As soon as a child starts to earn any type of income, they must be taught that this money is from the Lord, and that a small portion is all he is asking for. The child must be also taught how to budget and spend the money that they've earned.


You can start by using a simple system; make three boxes, one marked "Give," the second "Save," and the third "Spend." Help them and explain, as they put the various amounts in, where their money is going. Even for a six-year-old, this shouldn't be too hard to visualize and understand. As the child gets older, you can show them how to use things like savings and chequing ac­counts, even debit and credit cards (wisely!). During this budget training, teach them shopping skills, the ability to distinguish between needs and wants, and the art of waiting on the Lord to provide.

Warn them about the powerful influence of adver­tising and the dangers of impulse buying, which is so rampant and prevalent today.
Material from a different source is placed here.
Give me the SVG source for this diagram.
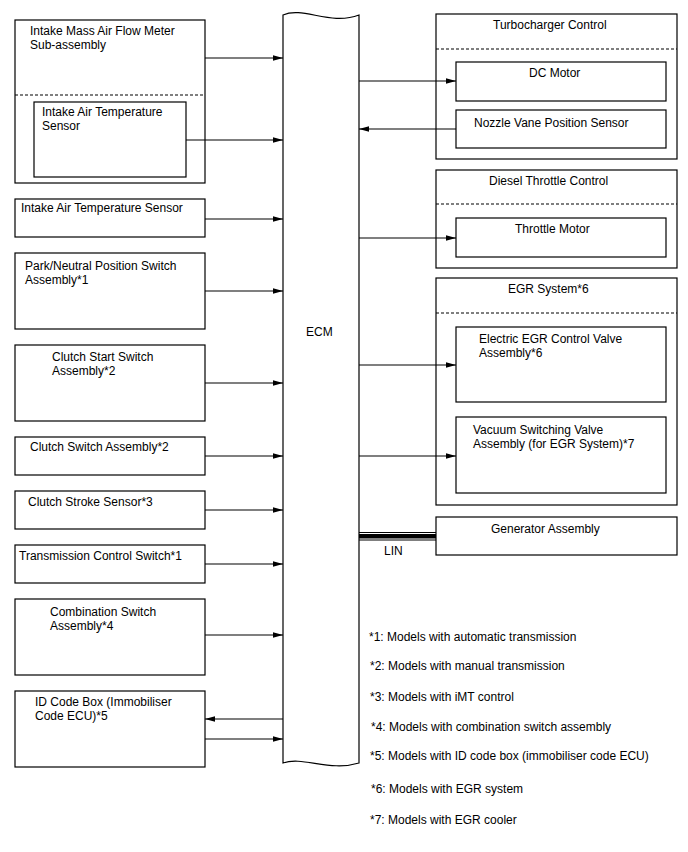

Children must be taught at a young age that they are also a part of the communion of saints, and that part of this membership means tithing. This can be done through a variety of different means; a good tool might be something visual like contributing to a project such as church expansion or a local food bank. In the teen years it can be volunteering and giving towards a mission trip (like Dulce Refugio or WWCS or Haiti relief). Direct ex­posure to abject poverty can initiate a lifetime of giving to the poor.

Saving and Investing🔗

The habit of saving should be established at the same time as earning an income. Children should be taught to open a savings account. In later years they should also be exposed to investments, real estate, and RRSPs. Teach them the benefits of compound interest; if they grasp the concept and become faithful savers, they will enjoy financial stability as adults.

In Summary🔗

Society says that parents need not require their chil­dren to establish the discipline of managing money or of working hard. But Scripture clearly tells us that parents have the obligation to train a child to be a faithful stew­ard and a wise money manager. Are you training your children and grandchildren?